Is the posterior function also in the form of DIRICHLET(α+N) similar to the case “estimation of multinomial distribution using Dirichlet priors”? as the multiplication of probability density function for iid samples are not considered in the definition of the likelihood function. I again cannot understand why.

e.g. as expressed in this paper:
http://www.stat.ufl.edu/~aa/cda/bayes.pdf
or
http://research.microsoft.com/en-us/um/people/minka/papers/minka-multinomial.pdf


so thanks for your attention

my data is Hyperion (a kind of hyperspectral remote sensing imagery) and i want to perform hyperspectral unmixing using mixture of Dirichlet sources and i will apply Gibbs sampling method for parameter estimation. my data is in dimension (614*512*224) which is commonly available AVIRIS sensor data for Cuprite Nevada district and is almost 200MB. also this data is available via (http://aviris.jpl.nasa.gov/data/free_data.html). unfortunately i don't know how can i sent my data.

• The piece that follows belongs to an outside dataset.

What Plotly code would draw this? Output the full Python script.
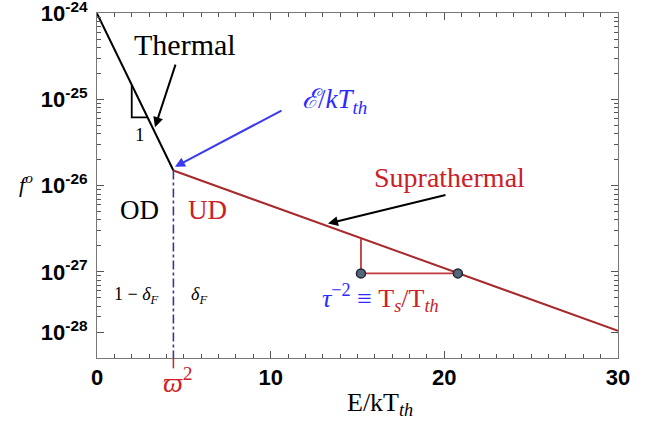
import numpy as np
import plotly.graph_objects as go

# ---- data ----
thermal_x = [0.0, 4.4]
thermal_f = [1e-24, 1.5e-26]
supra_x = [4.4, 30.0]
supra_f = [1.5e-26, 2.07e-28]
tri_th_x = [2.0, 2.0, 2.9]
tri_th_f = [1.47e-25, 6.2e-26, 6.2e-26]
tri_s_x = [15.2, 15.2, 20.78]
tri_s_f = [2.46e-27, 9.6e-28, 9.6e-28]
dot_x = [15.2, 20.78]
dot_f = [9.6e-28, 9.6e-28]
omega_x = [4.4, 4.4]
omega_f = [1.5e-26, 1e-28]
x_ticks = [0, 10, 20, 30]
y_tickvals = [1e-24, 1e-25, 1e-26, 1e-27, 2e-28]
y_ticktext = ["<b>10<sup>-24</sup></b>", "<b>10<sup>-25</sup></b>", "<b>10<sup>-26</sup></b>",
              "<b>10<sup>-27</sup></b>", "<b>10<sup>-28</sup></b>"]
x_ticktext = ["<b>0</b>", "<b>10</b>", "<b>20</b>", "<b>30</b>"]

RED_LINE = "#a8282c"
RED_TXT = "#cc2027"
BLUE = "#2b2bff"
SERIF = "Liberation Serif"
SANS = "Liberation Sans"

fig = go.Figure()
fig.add_trace(go.Scatter(x=thermal_x, y=thermal_f, mode="lines",
                         line=dict(color="black", width=2), showlegend=False))
fig.add_trace(go.Scatter(x=supra_x, y=supra_f, mode="lines",
                         line=dict(color=RED_LINE, width=2), showlegend=False))
fig.add_trace(go.Scatter(x=tri_th_x, y=tri_th_f, mode="lines",
                         line=dict(color="black", width=1.8), showlegend=False))
fig.add_trace(go.Scatter(x=tri_s_x, y=tri_s_f, mode="lines",
                         line=dict(color="#c0393c", width=1.8), showlegend=False))
fig.add_trace(go.Scatter(x=omega_x, y=omega_f, mode="lines",
                         line=dict(color="#3a3a8c", width=1.6, dash="dashdot"),
                         showlegend=False))
fig.add_trace(go.Scatter(x=dot_x, y=dot_f, mode="markers",
                         marker=dict(size=9, color="#56667a",
                                     line=dict(color="#1d2633", width=1.5)),
                         showlegend=False))

minor_vals = [k * 10.0 ** n for n in range(-28, -24) for k in range(2, 10)]

fig.update_xaxes(range=[0, 30], tickvals=x_ticks, ticktext=x_ticktext,
                 ticks="inside", ticklen=7, automargin=False,
                 tickcolor="#555", showline=True, linecolor="#777", linewidth=1,
                 mirror="ticks", showgrid=False, zeroline=False,
                 tickfont=dict(family=SANS, size=22, color="black"),
                 minor=dict(dtick=1, ticks="inside", ticklen=4, tickcolor="#555",
                            showgrid=False))
fig.update_yaxes(type="log", range=[-28, -23.995], tickvals=y_tickvals,
                 ticktext=y_ticktext, ticks="inside", ticklen=7, tickcolor="#555",
                 automargin=False, ticklabelstandoff=4, ticklabeloverflow="allow",
                 showline=True, linecolor="#777", linewidth=1, mirror="ticks",
                 showgrid=False, zeroline=False,
                 tickfont=dict(family=SANS, size=22, color="black"),
                 minor=dict(tickmode="array", tickvals=minor_vals, ticks="inside",
                            ticklen=4, tickcolor="#555", showgrid=False))

ann = []
def txt(x, y, text, size, color="black", xref="x", yref="y"):
    ann.append(dict(x=x, y=y, xref=xref, yref=yref, text=text, showarrow=False,
                    font=dict(family=SERIF, size=size, color=color),
                    xanchor="center", yanchor="middle"))

def arrow(x, y, ax, ay, color):
    ann.append(dict(x=x, y=y, xref="x", yref="y", ax=ax, ay=ay, text="",
                    showarrow=True, arrowhead=2, arrowsize=1, arrowwidth=2,
                    arrowcolor=color))

txt(5.05, -24.36, "Thermal", 30)
txt(2.48, -25.40, "1", 19)
txt(13.65, -25.02, "<i>ℰ</i>/<i>kT<sub>th</sub></i>", 27, BLUE)
txt(20.3, -25.91, "Suprathermal", 28, RED_TXT)
txt(2.42, -26.28, "OD", 27)
txt(6.35, -26.28, "UD", 27, RED_TXT)
txt(2.25, -27.27, "1 − <i>δ<sub>F</sub></i>", 18)
txt(5.87, -27.27, "<i>δ<sub>F</sub></i>", 18)
txt(16.35, -27.30,
    "<span style='color:%s'><i>τ</i><sup>−2</sup> ≡ </span>T<sub><i>s</i></sub>/T<sub><i>th</i></sub>" % BLUE,
    26, RED_TXT)
txt(4.66, -0.066, "<i>ϖ</i><sup>2</sup>", 28, RED_TXT, yref="paper")
txt(16.3, -0.133, "E/kT<sub><i>th</i></sub>", 26, xref="x", yref="paper")
txt(-0.137, -25.97, "<i>f</i><sup><i>o</i></sup>", 22, xref="paper")

arrow(3.34, -25.32, 21, -64, "black")
arrow(4.49, -25.78, 108, -57, "#3a3aee")
arrow(13.3, -26.44, 119, -29, "black")

fig.update_layout(
    width=657, height=426, plot_bgcolor="white", paper_bgcolor="white",
    margin=dict(l=97, r=39, t=13, b=68), annotations=ann,
    shapes=[dict(type="line", xref="x", yref="paper", x0=4.4, x1=4.4,
                 y0=0, y1=-0.03, line=dict(color=RED_TXT, width=1.5))],
)
# remove the default 8px page margin so the figure fills the window exactly
fig.write_html("out.html", config={"displayModeBar": False},
               post_script="document.body.style.margin='0';")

i just ask you to help me in statistical modelling tasks for my PHD thesis.
i will be so grateful if you help me to solve my confusions in modelling.

all the best
solmaz

Best Answer

To calculate the density of any conjugate prior see here.

However, you don't need to evaluate the conjugate prior of the Dirichlet in order to perform Bayesian estimation of its parameters. Just average the sufficient statistics of all the samples, which are the vectors of log-probabilities of the components of your observed categorical distribution parameters. This average sufficient statistic are the expectation parameters of the maximum likelihood Dirichlet fitting the data $(\chi_i)_{i=1}^n$. To go from expectation parameters to source parameters, say $(\alpha_i)_{i=1}^n$, you need to solve using numerical methods: \begin{align} \chi_i = \psi(\alpha_i) - \psi\left(\sum_j\alpha_j\right) \qquad \forall i \end{align} where $\psi$ is the digamma function.

To answer your first question, a mixture of Dirichlets is not Dirichlet because, for one thing, it can be multimodal.